Donald Mace Williams, 95, Still Writing

by Angela

At 95, Donald Mace Williams still begins his days surrounded by books, handwritten drafts, and lines of poetry. The longtime journalist, professor, and poet remains intellectually active from his Bouldin Creek home, where he is currently translating a 19th-century German poem by Annette von Droste-Hülshoff.

Williams’ enduring love of language began in high school when he first encountered Beowulf. The Old English epic captivated him so deeply that it later became the subject of his doctoral dissertation at the University of Texas at Austin, where he focused on the poem’s prosody.

Born on October 29, 1929—the day of the stock market crash—Williams spent his early years moving across the country due to his father’s work and the impact of the Great Depression. His family’s travels took him from Lubbock to Miami Beach to Washington, D.C., and briefly to Austin, where he lived during his junior year of high school.

“When I was 16 or 17, I told my dad I wanted to be a writer,” Williams recalled. “He said, ‘If you want to be a writer, go to work for a newspaper, where they’ll blue-pencil your copy and teach you not to waste words.’ So I did.”

After high school, he worked as a copy boy at The Denver Post, where his father was a reporter. He went on to study at Texas Tech, initially majoring in German before switching to English. His career in journalism included roles at Newsday, the Fort Worth Star-Telegram, and the Amarillo Globe-News.

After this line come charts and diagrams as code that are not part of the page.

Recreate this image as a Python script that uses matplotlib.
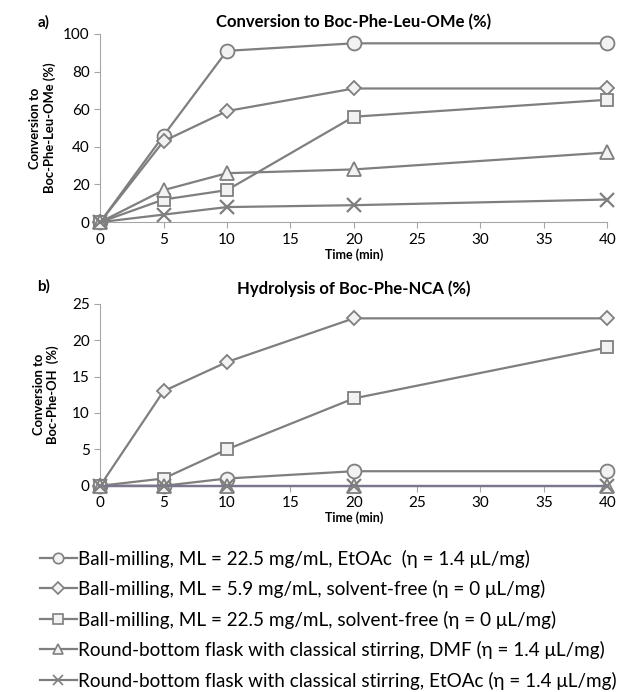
import matplotlib
matplotlib.use("Agg")
from matplotlib import pyplot as plt
from matplotlib.lines import Line2D

plt.rcParams['font.family'] = ['Lato', 'DejaVu Sans']

time_min = [0, 5, 10, 20, 40]

labels = [
	'Ball-milling, ML = 22.5 mg/mL, EtOAc  (η = 1.4 μL/mg)',
	'Ball-milling, ML = 5.9 mg/mL, solvent-free (η = 0 μL/mg)',
	'Ball-milling, ML = 22.5 mg/mL, solvent-free (η = 0 μL/mg)',
	'Round-bottom flask with classical stirring, DMF (η = 1.4 μL/mg)',
	'Round-bottom flask with classical stirring, EtOAc (η = 1.4 μL/mg)',
]
markers = ['o', 'D', 's', '^', 'x']

# a) conversion to Boc-Phe-Leu-OMe (%)
coupling = [
	[0, 46, 91, 95, 95],
	[0, 43, 59, 71, 71],
	[0, 12, 17, 56, 65],
	[0, 17, 26, 28, 37],
	[0, 4, 8, 9, 12],
]

# b) hydrolysis of Boc-Phe-NCA (%)
hydrolysis = [
	[0, 0, 1, 2, 2],
	[0, 13, 17, 23, 23],
	[0, 1, 5, 12, 19],
	[0, 0, 0, 0, 0],
	[0, 0, 0, 0, 0],
]

line_grey = '#7f7f7f'
face_grey = '#f2f2f2'
sizes = {'o': 10, 'D': 7.5, 's': 9, '^': 9.5, 'x': 9.5}

fig = plt.figure(figsize=(6.26, 6.92), dpi=100)
ax_a = fig.add_axes([0.16, 0.679, 0.81, 0.272])
ax_b = fig.add_axes([0.16, 0.298, 0.81, 0.263])


def draw_panel(ax, series, last_colour):
	for i, values in enumerate(series):
		m = markers[i]
		colour = line_grey
		if i == 4 and last_colour:
			colour = last_colour
		ax.plot(time_min, values, color=colour, lw=1.6, marker=m, ms=sizes[m],
			mfc=face_grey, mec=line_grey, mew=1.3 if m != 'x' else 1.6, clip_on=False, zorder=3)
	ax.set_xlim(0, 40)
	ax.set_xticks(range(0, 41, 5))
	for side in ('top', 'right'):
		ax.spines[side].set_visible(False)
	for side in ('left', 'bottom'):
		ax.spines[side].set_color('#a6a6a6')
	ax.tick_params(colors='#a6a6a6', labelcolor='black', labelsize=11, length=4)
	ax.set_xlabel('Time (min)', fontsize=9, fontweight='bold', labelpad=1)


draw_panel(ax_a, coupling, None)
ax_a.set_ylim(0, 100)
ax_a.set_yticks(range(0, 101, 20))
ax_a.set_title('Conversion to Boc-Phe-Leu-OMe (%)', fontsize=12, fontweight='bold', pad=5)
ax_a.set_ylabel('Conversion to\nBoc-Phe-Leu-OMe (%)', fontsize=9.4, fontweight='bold', labelpad=5)

draw_panel(ax_b, hydrolysis, '#7d7490')
ax_b.set_ylim(0, 25)
ax_b.set_yticks(range(0, 26, 5))
ax_b.set_title('Hydrolysis of Boc-Phe-NCA (%)', fontsize=12, fontweight='bold', pad=7)
ax_b.set_ylabel('Conversion to\nBoc-Phe-OH  (%)', fontsize=9.4, fontweight='bold', labelpad=9)

fig.text(0.06, 0.962, 'a)', fontsize=11, fontweight='bold')
fig.text(0.06, 0.580, 'b)', fontsize=11, fontweight='bold')

legend_handles = []
for m in markers:
	legend_handles.append(Line2D([], [], color=line_grey, lw=1.6, marker=m,
		ms=sizes[m] * 0.75, mfc=face_grey, mec=line_grey, mew=1.2))
fig.legend(legend_handles, labels, loc='upper left', bbox_to_anchor=(0.064, 0.206),
	frameon=False, fontsize=13.6, handlelength=1.95, handletextpad=0.05,
	labelspacing=0.66, borderpad=0, borderaxespad=0)

fig.savefig('out.png', dpi=100)
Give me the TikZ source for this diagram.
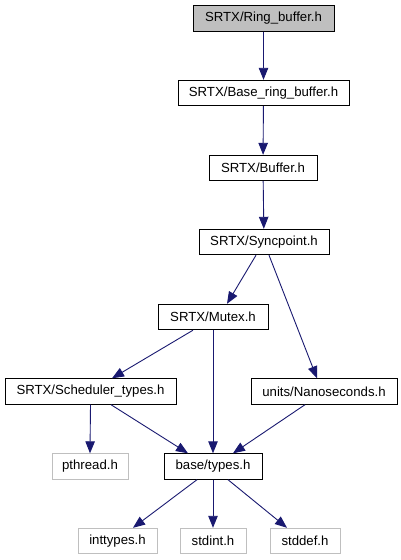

Despite his success in newspapers, Williams returned to graduate school, driven by a desire to teach and carve out time for poetry during summer breaks.

He earned his master’s and Ph.D. degrees while teaching journalism, eventually moving back into the newsroom before retiring in 1999 from his role as a writing coach at The Wichita Eagle. Retirement marked a turning point—Williams embraced fiction and poetry more fully.

His first novel, Black Tuesday’s Child, follows a small-town Texan caught between local life and a dream of becoming an opera singer—reflecting Williams’ own decades-long hobby of classical vocal training, which he began at age 16.

While his fiction often draws on lived experience, one of his later works, Wolfe, takes creative liberty by reimagining Beowulf in the Old West. His 2023 collection Being Ninety features autobiographical prose meditations on aging and the prairie landscapes of his past.

That same year, Williams released Beowulf: For Fireside and Schoolroom, and he is set to publish Poems of Rainer Maria Rilke: A 150th Anniversary Reader this September.

Williams relocated to Austin once more in 2023, this time to be closer to a woman he met on Match.com after the passing of his wife. The couple now lives just six blocks apart, enjoying daily walks, crossword puzzles, and dinner together.

Although he remains active, Williams admits he often wrestles with time management.

“I waste a lot of time reading The Wall Street Journal and the headlines online,” he said. “But sometimes ideas still come to me—a line or an image—and that’s enough to start writing.”

He continues to translate poetry and hopes to return to writing original verse soon. Even as inspiration strikes less frequently, Williams’ dedication to language, literature, and expression remains unwavering.

“I thought, heck, I’ll just move to Austin,” he said with a smile. “It feels like home.”